Hello @LynnChen 

At this time, there is no procedure that provides canned routine for Hansen(2000)'s threshold regression model directly. We may consider this functionality in the future, but at this time, you may consider following options:

For two regimes threshold regression like the following:

you may perform the estimation by looping over all possible gammas(or a grid of gammas) as discussed below:

1. Get distinct w_t and sort them. assume they are {w_(i), i=1,…,T}, where w_(i) is the i-th smallest w. (that’s, all w_t are different, and T is the sample size).
2. OLS regression y on (x, z), and record SSR as SSR_0.
3. For i = 1 to T, OLS regress y on (x, u1, u2), where u1_t=z_t and u2_t=0 if w_t<=w_(i); otherwise, u1_t=0 and u2_t=z_t, and record SSR as SSR_i.
4. Find the smallest SSR among SSR_i, i=0, …, T and the corresponding i; that’s, SSR_iStar<=SSR_i for any i.
5. If i=0, no regime is needed; otherwise, gamma_hat=w_(iStar)
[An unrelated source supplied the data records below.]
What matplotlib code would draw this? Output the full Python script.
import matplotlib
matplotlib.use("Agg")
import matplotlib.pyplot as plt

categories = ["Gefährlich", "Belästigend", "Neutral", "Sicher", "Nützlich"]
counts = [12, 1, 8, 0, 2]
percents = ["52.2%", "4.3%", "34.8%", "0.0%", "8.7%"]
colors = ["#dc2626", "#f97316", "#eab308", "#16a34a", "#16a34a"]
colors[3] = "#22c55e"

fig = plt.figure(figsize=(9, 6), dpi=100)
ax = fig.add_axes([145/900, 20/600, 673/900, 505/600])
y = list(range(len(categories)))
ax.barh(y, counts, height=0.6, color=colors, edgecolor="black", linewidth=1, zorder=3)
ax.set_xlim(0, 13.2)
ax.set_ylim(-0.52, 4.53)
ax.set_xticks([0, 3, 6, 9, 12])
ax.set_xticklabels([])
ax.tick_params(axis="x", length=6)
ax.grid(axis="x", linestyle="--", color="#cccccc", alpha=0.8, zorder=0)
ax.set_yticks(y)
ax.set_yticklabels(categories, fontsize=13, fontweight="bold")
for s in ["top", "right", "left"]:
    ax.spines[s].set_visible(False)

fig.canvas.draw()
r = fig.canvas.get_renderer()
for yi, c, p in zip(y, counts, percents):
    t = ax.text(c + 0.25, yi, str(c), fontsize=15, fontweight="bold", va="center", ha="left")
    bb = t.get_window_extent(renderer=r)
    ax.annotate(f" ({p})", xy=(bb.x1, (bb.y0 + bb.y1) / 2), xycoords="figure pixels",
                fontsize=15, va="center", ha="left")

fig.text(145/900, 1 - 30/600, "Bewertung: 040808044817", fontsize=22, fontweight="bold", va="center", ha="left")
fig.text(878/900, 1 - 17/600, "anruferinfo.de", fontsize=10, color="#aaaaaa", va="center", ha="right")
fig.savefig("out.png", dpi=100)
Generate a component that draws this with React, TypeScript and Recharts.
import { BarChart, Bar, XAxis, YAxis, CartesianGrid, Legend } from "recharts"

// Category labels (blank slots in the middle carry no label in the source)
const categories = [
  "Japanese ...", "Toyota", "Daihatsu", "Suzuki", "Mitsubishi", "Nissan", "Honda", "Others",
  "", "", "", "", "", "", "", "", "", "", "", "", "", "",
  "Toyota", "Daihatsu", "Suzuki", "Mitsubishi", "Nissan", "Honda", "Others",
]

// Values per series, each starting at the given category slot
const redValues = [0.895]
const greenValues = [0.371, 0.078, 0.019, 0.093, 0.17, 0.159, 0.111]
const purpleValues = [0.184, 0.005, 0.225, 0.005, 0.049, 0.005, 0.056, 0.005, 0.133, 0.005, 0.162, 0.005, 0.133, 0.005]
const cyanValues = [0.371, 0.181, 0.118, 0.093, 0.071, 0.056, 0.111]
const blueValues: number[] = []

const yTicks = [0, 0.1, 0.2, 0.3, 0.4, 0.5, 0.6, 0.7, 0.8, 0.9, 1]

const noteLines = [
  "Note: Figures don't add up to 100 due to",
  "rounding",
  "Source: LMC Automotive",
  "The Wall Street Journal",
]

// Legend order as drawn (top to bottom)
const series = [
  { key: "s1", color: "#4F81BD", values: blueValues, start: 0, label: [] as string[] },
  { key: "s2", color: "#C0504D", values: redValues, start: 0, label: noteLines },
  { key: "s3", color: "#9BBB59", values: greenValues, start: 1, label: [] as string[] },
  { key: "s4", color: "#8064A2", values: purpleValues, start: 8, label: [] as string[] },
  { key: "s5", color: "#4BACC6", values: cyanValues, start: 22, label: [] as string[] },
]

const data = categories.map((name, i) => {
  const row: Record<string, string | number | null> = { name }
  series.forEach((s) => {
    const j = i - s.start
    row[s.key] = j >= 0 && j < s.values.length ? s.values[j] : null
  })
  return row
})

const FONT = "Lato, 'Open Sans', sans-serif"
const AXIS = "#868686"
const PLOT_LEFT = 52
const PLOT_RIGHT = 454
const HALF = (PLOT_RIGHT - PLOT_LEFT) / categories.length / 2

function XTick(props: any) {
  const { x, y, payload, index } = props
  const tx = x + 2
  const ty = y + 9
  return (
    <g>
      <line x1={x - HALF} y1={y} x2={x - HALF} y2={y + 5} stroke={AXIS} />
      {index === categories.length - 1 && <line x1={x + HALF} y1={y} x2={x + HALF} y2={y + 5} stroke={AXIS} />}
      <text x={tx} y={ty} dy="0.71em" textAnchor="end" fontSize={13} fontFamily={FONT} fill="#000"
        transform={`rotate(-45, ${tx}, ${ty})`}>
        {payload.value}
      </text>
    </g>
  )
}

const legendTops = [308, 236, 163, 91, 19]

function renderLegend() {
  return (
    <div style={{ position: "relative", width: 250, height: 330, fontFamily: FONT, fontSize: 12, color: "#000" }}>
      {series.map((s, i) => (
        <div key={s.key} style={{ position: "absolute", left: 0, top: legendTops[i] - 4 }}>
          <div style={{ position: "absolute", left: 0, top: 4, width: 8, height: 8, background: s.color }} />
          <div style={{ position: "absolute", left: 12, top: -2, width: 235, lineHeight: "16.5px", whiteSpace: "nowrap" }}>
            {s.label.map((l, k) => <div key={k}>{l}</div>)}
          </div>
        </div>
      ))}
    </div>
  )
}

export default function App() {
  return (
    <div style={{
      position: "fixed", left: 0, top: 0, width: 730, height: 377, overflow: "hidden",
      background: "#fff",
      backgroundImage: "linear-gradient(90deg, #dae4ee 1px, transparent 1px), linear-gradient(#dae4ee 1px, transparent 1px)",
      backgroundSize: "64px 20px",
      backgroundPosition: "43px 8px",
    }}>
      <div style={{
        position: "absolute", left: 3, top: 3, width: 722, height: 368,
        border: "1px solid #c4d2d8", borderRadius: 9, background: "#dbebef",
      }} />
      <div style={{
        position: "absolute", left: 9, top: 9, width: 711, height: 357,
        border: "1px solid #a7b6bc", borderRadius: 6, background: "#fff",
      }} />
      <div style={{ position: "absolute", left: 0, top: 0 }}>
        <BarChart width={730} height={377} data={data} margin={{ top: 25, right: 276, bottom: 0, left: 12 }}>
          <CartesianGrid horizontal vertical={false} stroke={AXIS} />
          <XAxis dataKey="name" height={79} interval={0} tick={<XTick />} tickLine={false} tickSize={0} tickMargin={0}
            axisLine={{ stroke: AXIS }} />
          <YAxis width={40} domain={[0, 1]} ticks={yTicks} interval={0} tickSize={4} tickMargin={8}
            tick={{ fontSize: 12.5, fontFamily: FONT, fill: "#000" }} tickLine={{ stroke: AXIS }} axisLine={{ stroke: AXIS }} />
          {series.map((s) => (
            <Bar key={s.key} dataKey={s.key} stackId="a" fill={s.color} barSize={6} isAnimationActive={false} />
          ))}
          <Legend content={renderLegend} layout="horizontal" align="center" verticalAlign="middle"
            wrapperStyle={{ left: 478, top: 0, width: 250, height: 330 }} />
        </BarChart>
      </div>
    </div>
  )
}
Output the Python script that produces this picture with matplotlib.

If T is big, take a grid of w_i; e.g., i might be in the range of 10%*T and 90%*T.

For multiple regimes, the combination of gammas should be looped over---but in that case, maybe the new procedure PROC BART is a better choice,

https://go.documentation.sas.com/doc/en/pgmsascdc/v_027/casstat/casstat_bart_details02.htm

Another alternative is similar to the following PROC MODEL switching regression example: 

SAS Help Center: Switching Regression Example

which may provide an easier way to estimate this model, if you can accept that the solution is achieved by approximating the step function as the continuous function ProbNorm(.)   --Note that this is a nonlinear optimization problem and the initial values or optimization method might matter.

Following is an example that estimates the threshold model using the PROC MODEL approach:

title1 'Threshold Regression Example';

data switch;
   call streaminit('pcg', 12345);
   do t = 1 to 1000;
      e = rand('normal');
      x = rand('normal');
      z = rand('normal');
      w = rand('uniform');
      if(w<0.345) then y = 1 + 1.5*x + 2 * z + 0.5*e;
      else y = 1 + 1.5*x - 2 * z + 0.5*e;
      mylogL = (1/2)*( (log(2*3.1415)) +
        log( 0.5**2 )
       + ((0.5*e)*( 1/0.5**2 )*(0.5*e)) ) ;
      output;
   end;
run;
proc means data=switch; var mylogL; run;

proc model data=switch;
   parms sig1=1 int1 b1 b21 b22 gamma=0.5;
   bounds 0.0001 < sig1;

   a = (w - gamma)*100;   /* Upper bound of integral */
   d = probnorm(a);       /* Normal CDF as an approx of switch */

                          /* Regime 1 */
   y1 = int1 + x * b1 + z * b21 ;
                          /* Regime 2 */
   y2 = int1 + x * b1 + z * b22 ;
                          /* Composite regression equation */
   y  = (1 - d)*y1 +  d*y2;

                         /* Resulting log-likelihood function */
   logL = (1/2)*( (log(2*3.1415)) +
        log( sig1**2 )
       + (resid.y*( 1/sig1**2 )*resid.y) ) ;

   errormodel y ~ general(logL);

   fit y / method=marquardt converge=1.0e-6;

run;
quit;

I hope this helps!